### YOUR TASK
Show every line containing "Write" by copying it.

+++ DATASET

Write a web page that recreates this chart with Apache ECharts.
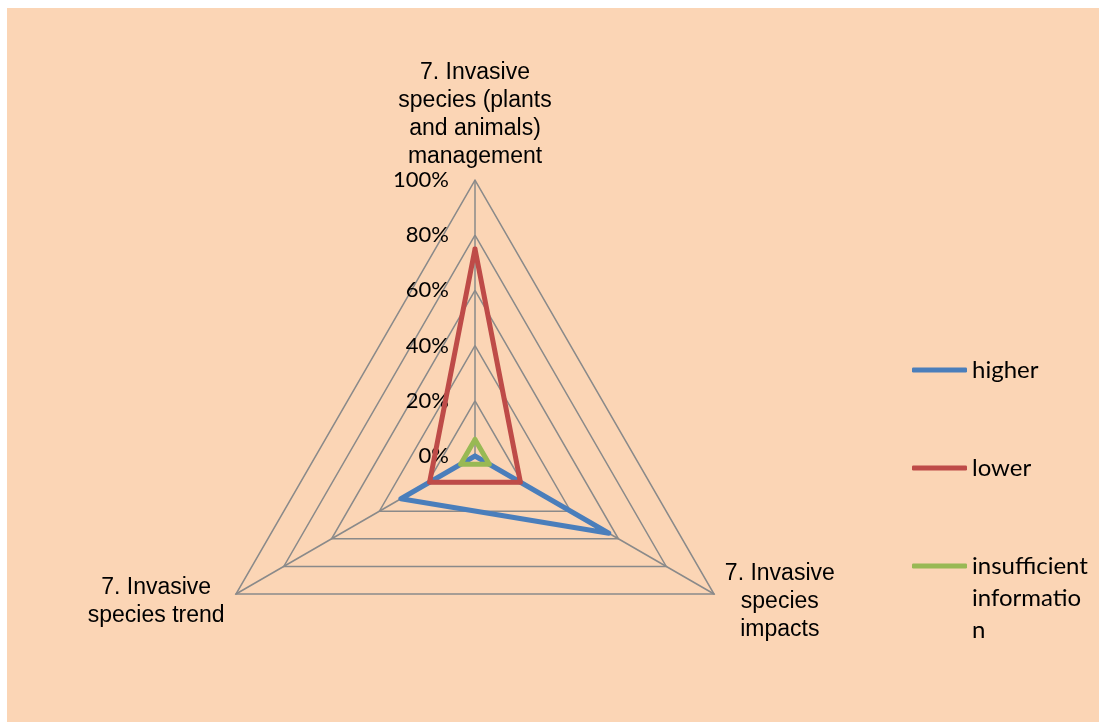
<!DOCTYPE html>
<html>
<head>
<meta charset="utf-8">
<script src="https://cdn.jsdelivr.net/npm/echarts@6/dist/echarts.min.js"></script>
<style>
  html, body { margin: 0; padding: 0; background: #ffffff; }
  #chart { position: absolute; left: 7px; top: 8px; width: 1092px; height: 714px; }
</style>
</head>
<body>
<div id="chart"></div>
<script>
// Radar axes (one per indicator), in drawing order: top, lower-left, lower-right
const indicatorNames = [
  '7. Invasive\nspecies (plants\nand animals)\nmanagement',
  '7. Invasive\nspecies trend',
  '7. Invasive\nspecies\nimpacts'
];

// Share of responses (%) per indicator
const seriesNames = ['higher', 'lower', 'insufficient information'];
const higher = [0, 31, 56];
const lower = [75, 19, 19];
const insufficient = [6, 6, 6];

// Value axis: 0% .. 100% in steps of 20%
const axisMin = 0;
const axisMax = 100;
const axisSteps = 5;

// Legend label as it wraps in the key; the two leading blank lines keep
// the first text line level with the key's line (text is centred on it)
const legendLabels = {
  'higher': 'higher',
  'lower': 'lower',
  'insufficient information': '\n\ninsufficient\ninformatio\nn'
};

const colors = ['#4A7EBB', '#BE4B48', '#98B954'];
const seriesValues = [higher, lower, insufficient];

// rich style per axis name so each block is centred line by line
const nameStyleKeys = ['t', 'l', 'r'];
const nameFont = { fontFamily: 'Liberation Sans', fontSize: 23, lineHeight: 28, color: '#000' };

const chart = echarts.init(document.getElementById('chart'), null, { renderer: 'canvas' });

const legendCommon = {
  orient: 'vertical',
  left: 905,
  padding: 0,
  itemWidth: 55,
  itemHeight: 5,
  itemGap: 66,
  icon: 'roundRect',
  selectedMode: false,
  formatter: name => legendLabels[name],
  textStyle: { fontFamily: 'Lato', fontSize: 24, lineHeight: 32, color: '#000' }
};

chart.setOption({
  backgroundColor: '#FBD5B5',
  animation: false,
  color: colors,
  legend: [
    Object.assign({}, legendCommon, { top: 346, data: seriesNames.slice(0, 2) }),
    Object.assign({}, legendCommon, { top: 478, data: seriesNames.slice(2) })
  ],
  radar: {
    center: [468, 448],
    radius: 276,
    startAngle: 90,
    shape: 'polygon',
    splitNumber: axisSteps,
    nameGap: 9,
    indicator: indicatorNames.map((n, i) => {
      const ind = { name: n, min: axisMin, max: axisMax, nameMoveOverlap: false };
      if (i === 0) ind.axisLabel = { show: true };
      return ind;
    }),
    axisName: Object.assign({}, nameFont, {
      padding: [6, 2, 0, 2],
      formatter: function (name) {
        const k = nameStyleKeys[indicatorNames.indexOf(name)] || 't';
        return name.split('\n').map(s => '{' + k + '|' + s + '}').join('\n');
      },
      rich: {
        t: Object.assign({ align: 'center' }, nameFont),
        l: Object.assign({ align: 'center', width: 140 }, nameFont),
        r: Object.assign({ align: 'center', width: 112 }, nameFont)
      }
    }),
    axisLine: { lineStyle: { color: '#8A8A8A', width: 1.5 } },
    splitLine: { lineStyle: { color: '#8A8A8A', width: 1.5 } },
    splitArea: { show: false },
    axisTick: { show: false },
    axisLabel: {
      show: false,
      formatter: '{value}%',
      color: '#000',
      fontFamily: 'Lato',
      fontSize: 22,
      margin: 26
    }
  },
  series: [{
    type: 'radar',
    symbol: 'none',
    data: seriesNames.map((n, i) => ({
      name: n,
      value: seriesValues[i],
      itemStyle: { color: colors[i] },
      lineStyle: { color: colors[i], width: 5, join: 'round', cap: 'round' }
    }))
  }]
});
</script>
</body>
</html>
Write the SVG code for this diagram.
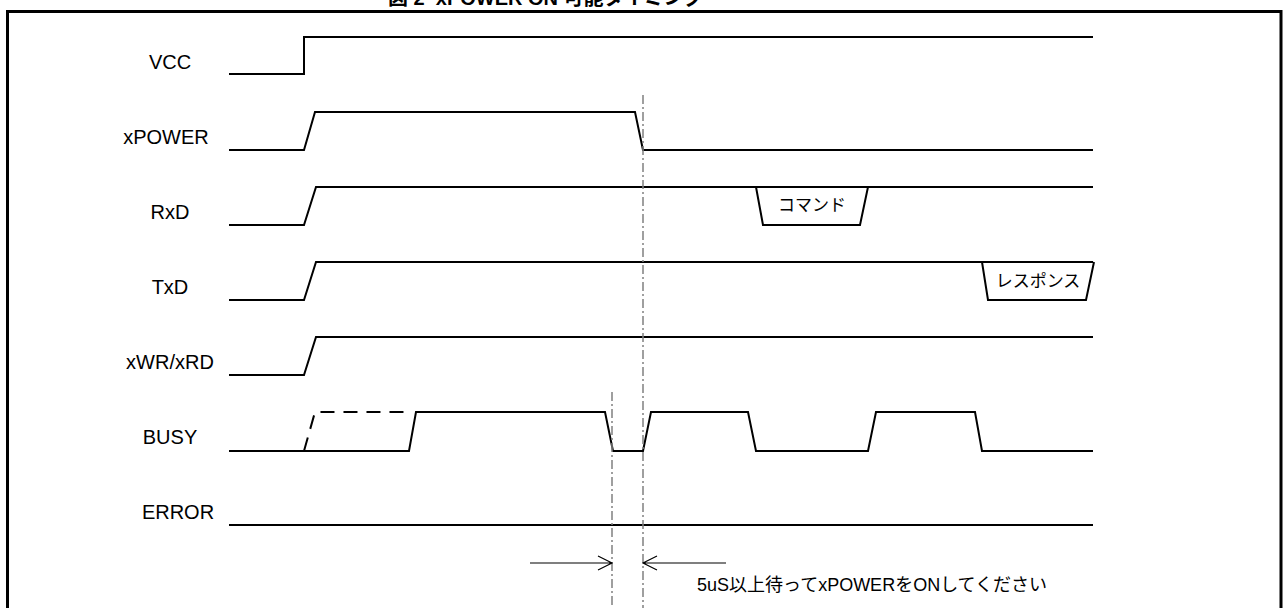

++++++

### SOLUTION TO THIS TASK
Write a web page that recreates this chart with Apache ECharts.
Write the SVG code for this diagram.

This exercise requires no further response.